Mas o empregado respondeu:"Patrão, deixe a figueira ficar mais este ano. Eu vou afofar a terra em volta dela e pôr bastante adubo. Se no ano que vem ela der figos, muito bem. Se não der, então mande cortá-la".

Recolhendo "cada bago do trigo..."

Em contraponto com a atitude objetiva, prática, utilitarista, do patrão, Jesus revela o olhar amoroso e misericordioso do empregado. Em outra ocasião, quando Pedro lhe pergunta se devemos perdoar, "até sete vezes", Ele responde: "Não, Pedro, setenta vezes sete...".

O Deus em que creio, revelado por Jesus é paciente, amoroso, cuidadoso. Nada tem de vingativo ou irado. É também um Deus que, diante da liberdade humana, se mostra surpreendentemente impotente. Respeita nossas escolhas até o limite do absurdo.
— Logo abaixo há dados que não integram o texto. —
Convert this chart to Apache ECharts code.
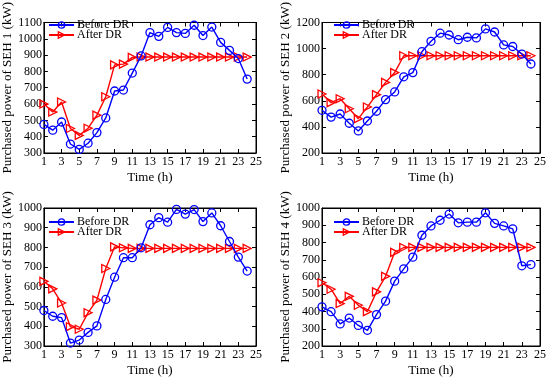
<!DOCTYPE html>
<html><head><meta charset="utf-8">
<script src="https://cdn.jsdelivr.net/npm/echarts@6/dist/echarts.min.js"></script>
<style>html,body{margin:0;padding:0;background:#fff}#c{width:550px;height:378px}</style>
</head><body><div id="c"></div>
<script>
var hours = [1,2,3,4,5,6,7,8,9,10,11,12,13,14,15,16,17,18,19,20,21,22,23,24];
var before1 = [475,440,490,355,322,360,425,515,680,686,790,895,1038,1015,1070,1038,1033,1083,1020,1072,978,929,879,753];
var after1  = [600,551,613,450,408,452,532,645,840,845,886,888,888,888,888,888,888,888,888,888,888,888,888,888];
var before2 = [527,475,499,428,369,445,520,609,668,784,816,976,1056,1118,1104,1068,1087,1082,1151,1127,1028,1016,958,882];
var after2  = [652,586,616,539,463,553,647,741,816,945,945,945,945,945,945,945,945,945,945,945,945,945,945,945];
var before3 = [480,451,444,315,330,369,402,536,649,748,748,798,915,951,928,993,969,992,931,975,910,830,751,680];
var after3  = [628,590,518,398,385,469,533,693,803,798,795,795,795,795,795,795,795,795,795,795,795,795,795,795];
var before4 = [427,399,328,362,319,291,382,460,576,647,715,842,896,929,965,914,918,918,972,911,896,879,665,672];
var after4  = [567,529,446,488,436,399,514,604,743,771,772,772,772,772,772,772,772,772,772,772,772,772,772,772];
var yTitles = ["Purchased power of SEH 1 (kW)","Purchased power of SEH 2 (kW)","Purchased power of SEH 3 (kW)","Purchased power of SEH 4 (kW)"];
var yMin = [300,200,300,200];
var yMax = [1100,1200,1000,1000];
var yStep = [100,200,100,100];
var xTitle = "Time (h)";
var xMin = 1, xMax = 25, xStep = 2;
var seriesNames = ["Before DR","After DR"];
var colors = ['#0000ff','#ff0000'];

var beforeAll = [before1,before2,before3,before4];
var afterAll = [after1,after2,after3,after4];
var FONT = "Liberation Serif";
var grids = [
  {left:37, top:11, width:219, height:142},
  {left:322, top:11, width:218, height:142},
  {left:37, top:208, width:219, height:143},
  {left:322, top:208, width:218, height:143}
];
var opt = {animation:false, textStyle:{fontFamily:FONT}, grid:[], xAxis:[], yAxis:[], series:[], legend:[]};
function pairs(arr){return hours.map(function(h,i){return [h,arr[i]];});}
function plain(v){return String(v);}
var hollow = function(c){return {color:'rgba(0,0,0,0)', borderColor:c, borderWidth:1.3};};
for (var g=0; g<4; g++){
  opt.grid.push(Object.assign({show:true, borderColor:'#000', borderWidth:1, backgroundColor:'#fff'}, grids[g]));
  var common = {gridIndex:g, type:'value', axisLine:{show:true, lineStyle:{color:'#000',width:1}},
    axisTick:{show:true, inside:true, length:4, lineStyle:{color:'#000'}}, splitLine:{show:false}};
  opt.xAxis.push(Object.assign({}, common, {position:'bottom', min:xMin, max:xMax, interval:xStep,
    name:xTitle, nameLocation:'middle', nameGap:18, nameTextStyle:{fontFamily:FONT, fontSize:13, color:'#000'},
    axisLabel:{fontFamily:FONT, fontSize:12, color:'#000', margin:3, formatter:plain}}));
  opt.xAxis.push(Object.assign({}, common, {position:'top', min:xMin, max:xMax, interval:xStep, axisLabel:{show:false}}));
  opt.yAxis.push(Object.assign({}, common, {position:'left', min:yMin[g], max:yMax[g], interval:yStep[g],
    name:yTitles[g], nameLocation:'middle', nameGap:26, nameTextStyle:{fontFamily:FONT, fontSize:13, color:'#000'},
    axisLabel:{fontFamily:FONT, fontSize:12, color:'#000', margin:2, formatter:plain}}));
  opt.yAxis.push(Object.assign({}, common, {position:'right', min:yMin[g], max:yMax[g], interval:yStep[g], axisLabel:{show:false}}));
  opt.series.push({name:seriesNames[0], type:'line', xAxisIndex:2*g, yAxisIndex:2*g, data:pairs(beforeAll[g]),
    symbol:'circle', symbolSize:8, showAllSymbol:true,
    lineStyle:{color:colors[0], width:1.4}, itemStyle:hollow(colors[0]), z:3});
  opt.series.push({name:seriesNames[1], type:'line', xAxisIndex:2*g, yAxisIndex:2*g, data:pairs(afterAll[g]),
    symbol:'triangle', symbolRotate:-90, symbolSize:8, showAllSymbol:true,
    lineStyle:{color:colors[1], width:1.4}, itemStyle:hollow(colors[1]), z:2});
  opt.legend.push({left:grids[g].left+6, top:grids[g].top+3, orient:'vertical', itemGap:-2, itemWidth:25, itemHeight:8,
    textStyle:{fontFamily:FONT, fontSize:12, color:'#000', padding:[0,0,0,-2], lineHeight:12},
    data:[{name:seriesNames[0], itemStyle:hollow(colors[0])},
          {name:seriesNames[1], itemStyle:hollow(colors[1])}],
    selectedMode:false});
}
var chart = echarts.init(document.getElementById('c'), null, {renderer:'canvas'});
chart.setOption(opt);
</script></body></html>
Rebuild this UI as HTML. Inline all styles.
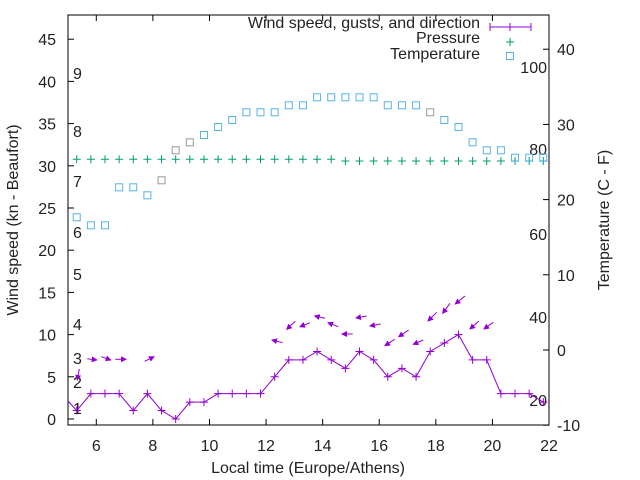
<!DOCTYPE html>
<html><head><meta charset="utf-8"><style>
body{margin:0;background:#fff}
svg{display:block}
text{font-family:"Liberation Sans",sans-serif;font-size:16px;fill:#222}
</style></head><body>
<svg width="640" height="480" viewBox="0 0 640 480" xmlns="http://www.w3.org/2000/svg">
<defs>
<marker id="ah" markerWidth="6" markerHeight="6" refX="5" refY="3" orient="auto" markerUnits="userSpaceOnUse">
<path d="M0,0 L6,3 L0,6 z" fill="#9400d3"/>
</marker>
</defs>
<rect x="68" y="15" width="481" height="410" fill="none" stroke="#000" stroke-width="1"/>
<g id="ticks" stroke="#000"></g>
<g id="lbl"></g>
<text x="308" y="473" text-anchor="middle">Local time (Europe/Athens)</text>
<text transform="translate(18,220) rotate(-90)" text-anchor="middle">Wind speed (kn - Beaufort)</text>
<text transform="translate(609,220) rotate(-90)" text-anchor="middle">Temperature (C - F)</text>
<text x="480" y="28" text-anchor="end">Wind speed, gusts, and direction</text>
<text x="480" y="43" text-anchor="end">Pressure</text>
<text x="480" y="59" text-anchor="end">Temperature</text>
<line x1="490" y1="27" x2="531" y2="27" stroke="#9400d3"/>
<line x1="490" y1="23" x2="490" y2="31" stroke="#9400d3"/>
<line x1="531" y1="23" x2="531" y2="31" stroke="#9400d3"/>
<line x1="510" y1="23" x2="510" y2="31" stroke="#9400d3"/>
<path d="M506,42h8M510,38v8" stroke="#009e73"/>
<rect x="506.5" y="52.5" width="7" height="7" fill="none" stroke="#56b4e9"/>
<g id="data"></g>
</svg>
<script>
var NS="http://www.w3.org/2000/svg";
function el(p,t,a,tx){var e=document.createElementNS(NS,t);for(var k in a)e.setAttribute(k,a[k]);if(tx!=null)e.textContent=tx;p.appendChild(e);return e;}
var T=document.getElementById('ticks'),L=document.getElementById('lbl'),D=document.getElementById('data');
function X(h){return 68+(h-5)*28.294;}
for(var h=6;h<=22;h+=2){var x=X(h);el(T,'line',{x1:x,y1:425,x2:x,y2:419});el(T,'line',{x1:x,y1:15,x2:x,y2:21});el(L,'text',{x:x,y:451,'text-anchor':'middle'},h);}
for(var v=0;v<=45;v+=5){var y=419-v*8.44;el(T,'line',{x1:68,y1:y,x2:74,y2:y});el(L,'text',{x:56,y:y+6,'text-anchor':'end'},v);}
for(var v=-10;v<=40;v+=10){var y=350-v*7.52;el(T,'line',{x1:549,y1:y,x2:543,y2:y});el(L,'text',{x:557,y:y+6},v);}
var bf=[[1,414],[2,388],[3,364],[4,330],[5,280],[6,238],[7,187],[8,137],[9,79]];
bf.forEach(function(b){el(L,'text',{x:73,y:b[1]},b[0]);});
[[100,73],[80,155],[60,240],[40,323],[20,406]].forEach(function(b){el(L,'text',{x:547,y:b[1],'text-anchor':'end'},b[0]);});
var temp=[217.3,225.3,225.3,187.3,187.3,195.3,180.3,150.3,142.3,135,127,120,112.3,112.3,112.3,105.3,105.3,97.3,97.3,97.3,97.3,97.3,105.3,105.3,105.3,112.3,120,127,142.3,150.3,150.3,157.7,157.7,157.7];
var gray={6:1,7:1,8:1,25:1};
var wind=[1,3,3,3,1,3,1,0,2,2,3,3,3,3,5,7,7,8,7,6,8,7,5,6,5,8,9,10,7,7,3,3,3,2];
for(var i=0;i<34;i++){var x=76.7+i*14.14;
var py=i<19?159.3:161;
el(D,'path',{d:'M'+(x-4)+','+py+'h8M'+x+','+(py-4)+'v8',stroke:'#009e73','stroke-width':1});
el(D,'rect',{x:x-3.5,y:temp[i]-3.5,width:7,height:7,fill:'none',stroke:gray[i]?'#999':'#56b4e9','stroke-width':1});}
var pts='68,401';for(var i=0;i<34;i++){pts+=' '+(76.7+i*14.14)+','+(419-wind[i]*8.44);}
el(D,'polyline',{points:pts,fill:'none',stroke:'#9400d3','stroke-width':1});
for(var i=0;i<34;i++){var x=76.7+i*14.14,y=419-wind[i]*8.44;el(D,'path',{d:'M'+(x-4)+','+y+'h8M'+x+','+(y-4)+'v8',stroke:'#9400d3'});}
var ar=[[79.3,369,77.3,380],[87.3,358.7,96.7,360],[101.3,356.7,110.7,360],[115.3,359.3,126,359.3],[144.7,361.3,154,356.7],[282.7,342.7,272,340],[295.3,321.3,286.7,329.3],[310,322.7,300,326.7],[325,318.3,314.7,316],[338.3,326.7,328,322.7],[352.7,334,342,334],[366.7,316,356,318],[380.7,324,370,326],[394.7,339.3,385,345.7],[408.7,330,398.7,336.7],[423.3,340,413.3,344.3],[436.7,312.3,428,321],[450,303.3,442.7,313.3],[465,296,455.3,304],[478.7,321.3,470,329],[493.3,322.3,484,329]];
ar.forEach(function(a){el(D,'line',{x1:a[0],y1:a[1],x2:a[2],y2:a[3],stroke:'#9400d3','marker-end':'url(#ah)'});});
</script>
</body></html>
Respeita até nosso direito de não crer nele.
E aí, entramos definitivamente no território do mistério. Um Deus onipotente, onipresente, onisciente, ou seja, que pode tudo, sabe tudo e está em toda parte, se mostra frágil e limitado diante da nossa liberdade.
Às nossas dúvidas, à nossa teimosia rebelde, à nossa aridez estéril, Ele responde sorridente e paciente: "Eu vou afofar mais esta terra e pôr bastante adubo a sua volta".

Hoje, olhando/rezando o chão da minha vida, me pergunto:

- Que pedaço de terra precisa ser "afofado" (afagado) em meu coração?

- O que precisa ser adubado em minha vida?

- Que frutos o Senhor espera colher em mim?